▶ _Written instruction_
Write out the entire listing below exactly as it appears, minus any pictures.

— Start —

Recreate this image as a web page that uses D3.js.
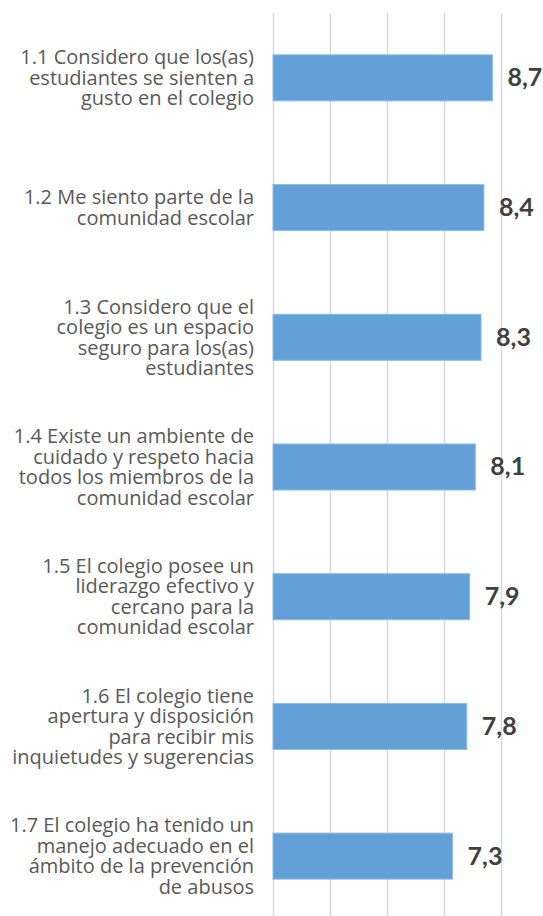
<!DOCTYPE html>
<html>
<head>
<meta charset="utf-8">
<script src="https://cdn.jsdelivr.net/npm/d3@7"></script>
<style>
  body { margin: 0; background: #fff; }
  .cat { font-family: "Open Sans", sans-serif; font-size: 20px; fill: #595959; }
  .val { font-family: Lato, sans-serif; font-weight: 700; font-size: 25px; fill: #404040; }
  .grid line { stroke: #d9d9d9; stroke-width: 1.5px; }
  .grid .domain { display: none; }
</style>
</head>
<body>
<div class="svg-chart"></div>
<script>
const categories = [
  "1.1 Considero que los(as)\nestudiantes se sienten a\ngusto en el colegio",
  "1.2 Me siento parte de la\ncomunidad escolar",
  "1.3 Considero que el\ncolegio es un espacio\nseguro para los(as)\nestudiantes",
  "1.4 Existe un ambiente de\ncuidado y respeto hacia\ntodos los miembros de la\ncomunidad escolar",
  "1.5 El colegio posee un\nliderazgo efectivo y\ncercano para la\ncomunidad escolar",
  "1.6 El colegio tiene\napertura y disposición\npara recibir mis\ninquietudes y sugerencias",
  "1.7 El colegio ha tenido un\nmanejo adecuado en el\námbito de la prevención\nde abusos",
];
const values = [8.7, 8.4, 8.3, 8.1, 7.9, 7.8, 7.3];
const gridTicks = [1, 3, 5, 7, 9];

const width = 543;
const height = 916;
const margin = { top: 13, left: 273, right: 42 };
const plotBottom = 921;

const svg = d3.select(".svg-chart").append("svg")
  .attr("width", width)
  .attr("height", height);

const xScale = d3.scaleLinear()
  .domain([1, 9])
  .range([margin.left, width - margin.right]);

const yScale = d3.scaleBand()
  .domain(categories)
  .range([margin.top, plotBottom])
  .paddingInner(0.645)
  .paddingOuter(0.3225);

// vertical gridlines
svg.append("g")
  .attr("class", "grid")
  .attr("transform", `translate(0,${plotBottom})`)
  .call(d3.axisBottom(xScale)
    .tickValues(gridTicks)
    .tickSize(-(plotBottom - margin.top))
    .tickFormat(""));

const data = categories.map((c, i) => ({ cat: c, value: values[i] }));

svg.selectAll("rect.bar")
  .data(data)
  .enter()
  .append("rect")
  .attr("class", "bar")
  .attr("x", xScale(1))
  .attr("y", (d) => yScale(d.cat))
  .attr("width", (d) => xScale(d.value) - xScale(1))
  .attr("height", yScale.bandwidth())
  .attr("fill", "#62a0d7")
  .attr("stroke", "#8dbde6")
  .attr("stroke-width", 1);

// value labels
svg.selectAll("text.val")
  .data(data)
  .enter()
  .append("text")
  .attr("class", "val")
  .attr("x", (d) => xScale(d.value) + 15)
  .attr("y", (d) => yScale(d.cat) + yScale.bandwidth() / 2 + 2)
  .attr("dominant-baseline", "middle")
  .text((d) => d.value.toFixed(1).replace(".", ","));

// category labels, right aligned and centred on the bar
const lineH = 20.5;
const labels = svg.selectAll("text.cat")
  .data(data)
  .enter()
  .append("text")
  .attr("class", "cat")
  .attr("text-anchor", "end")
  .attr("transform", (d) => {
    const n = d.cat.split("\n").length;
    const cy = yScale(d.cat) + yScale.bandwidth() / 2;
    return `translate(254,${cy - ((n - 1) * lineH) / 2 + 7})`;
  });

labels.selectAll("tspan")
  .data((d) => d.cat.split("\n"))
  .enter()
  .append("tspan")
  .attr("x", 0)
  .attr("dy", (d, i) => (i === 0 ? 0 : lineH))
  .text((d) => d);
</script>
</body>
</html>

— End —

▶ _Answer below_
Recreate this image as a web page that uses D3.js.
<!DOCTYPE html>
<html>
<head>
<meta charset="utf-8">
<script src="https://cdn.jsdelivr.net/npm/d3@7"></script>
<style>
  body { margin: 0; background: #fff; }
  .cat { font-family: "Open Sans", sans-serif; font-size: 20px; fill: #595959; }
  .val { font-family: Lato, sans-serif; font-weight: 700; font-size: 25px; fill: #404040; }
  .grid line { stroke: #d9d9d9; stroke-width: 1.5px; }
  .grid .domain { display: none; }
</style>
</head>
<body>
<div class="svg-chart"></div>
<script>
const categories = [
  "1.1 Considero que los(as)\nestudiantes se sienten a\ngusto en el colegio",
  "1.2 Me siento parte de la\ncomunidad escolar",
  "1.3 Considero que el\ncolegio es un espacio\nseguro para los(as)\nestudiantes",
  "1.4 Existe un ambiente de\ncuidado y respeto hacia\ntodos los miembros de la\ncomunidad escolar",
  "1.5 El colegio posee un\nliderazgo efectivo y\ncercano para la\ncomunidad escolar",
  "1.6 El colegio tiene\napertura y disposición\npara recibir mis\ninquietudes y sugerencias",
  "1.7 El colegio ha tenido un\nmanejo adecuado en el\námbito de la prevención\nde abusos",
];
const values = [8.7, 8.4, 8.3, 8.1, 7.9, 7.8, 7.3];
const gridTicks = [1, 3, 5, 7, 9];

const width = 543;
const height = 916;
const margin = { top: 13, left: 273, right: 42 };
const plotBottom = 921;

const svg = d3.select(".svg-chart").append("svg")
  .attr("width", width)
  .attr("height", height);

const xScale = d3.scaleLinear()
  .domain([1, 9])
  .range([margin.left, width - margin.right]);

const yScale = d3.scaleBand()
  .domain(categories)
  .range([margin.top, plotBottom])
  .paddingInner(0.645)
  .paddingOuter(0.3225);

// vertical gridlines
svg.append("g")
  .attr("class", "grid")
  .attr("transform", `translate(0,${plotBottom})`)
  .call(d3.axisBottom(xScale)
    .tickValues(gridTicks)
    .tickSize(-(plotBottom - margin.top))
    .tickFormat(""));

const data = categories.map((c, i) => ({ cat: c, value: values[i] }));

svg.selectAll("rect.bar")
  .data(data)
  .enter()
  .append("rect")
  .attr("class", "bar")
  .attr("x", xScale(1))
  .attr("y", (d) => yScale(d.cat))
  .attr("width", (d) => xScale(d.value) - xScale(1))
  .attr("height", yScale.bandwidth())
  .attr("fill", "#62a0d7")
  .attr("stroke", "#8dbde6")
  .attr("stroke-width", 1);

// value labels
svg.selectAll("text.val")
  .data(data)
  .enter()
  .append("text")
  .attr("class", "val")
  .attr("x", (d) => xScale(d.value) + 15)
  .attr("y", (d) => yScale(d.cat) + yScale.bandwidth() / 2 + 2)
  .attr("dominant-baseline", "middle")
  .text((d) => d.value.toFixed(1).replace(".", ","));

// category labels, right aligned and centred on the bar
const lineH = 20.5;
const labels = svg.selectAll("text.cat")
  .data(data)
  .enter()
  .append("text")
  .attr("class", "cat")
  .attr("text-anchor", "end")
  .attr("transform", (d) => {
    const n = d.cat.split("\n").length;
    const cy = yScale(d.cat) + yScale.bandwidth() / 2;
    return `translate(254,${cy - ((n - 1) * lineH) / 2 + 7})`;
  });

labels.selectAll("tspan")
  .data((d) => d.cat.split("\n"))
  .enter()
  .append("tspan")
  .attr("x", 0)
  .attr("dy", (d, i) => (i === 0 ? 0 : lineH))
  .text((d) => d);
</script>
</body>
</html>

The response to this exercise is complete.